Pesquisas que estudam os hábitos alimentares das crianças mostram que a missão dos pais em orientar seus filhos em relação a uma alimentação saudável está sendo desempenhada com displicência. Muitos acham natural que as crianças prefiram batata frita, salgadinhos, hambúrguer, sorvete, etc… do que comer uma salada de cenoura, agrião ou um pedaço de peixe grelhado. Esquecem que a responsabilidade pela saúde da criança é sobretudo deles e que são os pais que devem escolher os cardápios dos filhos e programar suas atividades físicas.

A nova pediatria tem como missão principal orientar esses pais de como devem agir, a fim de prevenir inúmeras doenças que poderão comprometer a qualidade de vida de seus filhos, principalmente na fase adulta. A família deve ser reeducada para melhorar a qualidade das refeições consumidas e, exercício físico deve ser o "lema" de todos os componentes da casa. Com essas medidas, é possível reduzir entre os pequenos o risco da obesidade, das altas taxas de colesterol no sangue, hipertensão e diabetes.

Dez dicas para ajudar seu filho a desenvolver uma vida saudável

A American Heart Association (Associação Americana do Coração) divulgou no início de julho, dez dicas para os pais ajudarem seus filhos a terem hábitos mais saudáveis. Aqui estão elas:

1. Seja um modelo positivo. Se os pais não praticam hábitos saudáveis não conseguirão convencer seus filhos.

2. Envolva a família. Planeje atividades em que todos os membros da família participem. Vale caminhadas, passeios de bicicleta, natação e até mesmo brincar de esconde-esconde, todos irão se beneficiar.

3. Limite o tempo em frente da TV, videogame e o computador. Estas atividades levam a uma vida sedentária e lanches em excesso, o que aumenta o risco de obesidade e doenças vasculares.

4. Encoraje atividades físicas, mas que as crianças gostem. Cada uma é diferente e elas podem não gostar de determinadas atividades. Deixem que elas experimentem e escolham do que gostam.

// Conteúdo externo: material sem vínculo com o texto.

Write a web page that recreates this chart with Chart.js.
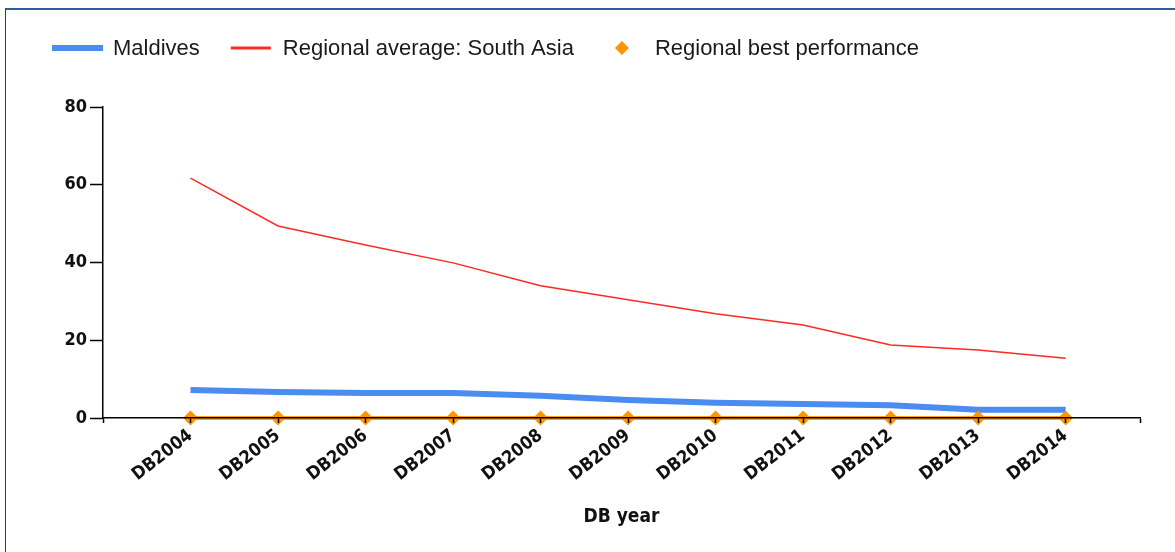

5. Seja positivo. Se foque sempre no lado positivo. Todos gostam de ser paparicados por um bom trabalho.

6. Estabeleça metas. Como uma hora de atividades físicas por dia, apenas uma sobremesa após as refeições. Quando as metas são arbitrarias ou muito restritivas as chances de sucesso diminuem.

7. Não recompense as crianças com comida. Doces e salgadinhos como prêmio encoraja maus hábitos. Encontre outras maneiras para comemorar bons comportamentos.

8. Faça do jantar a hora da família. Quando todos se sentam juntos existe uma menor probabilidade da criança abusar de determinados alimentos. Desta maneira todos desenvolvem costumes saudáveis.

9. Informe brincando. Ao descobrir o que é bom pra elas de forma divertida as crianças costumam adequar as informações a sua vida.

10. Se envolva. Acompanhe o que seu filho come na escola, certifique-se que a instituição oferece serviços que pensem no bem-estar do seu filho. Faça com que te ouçam.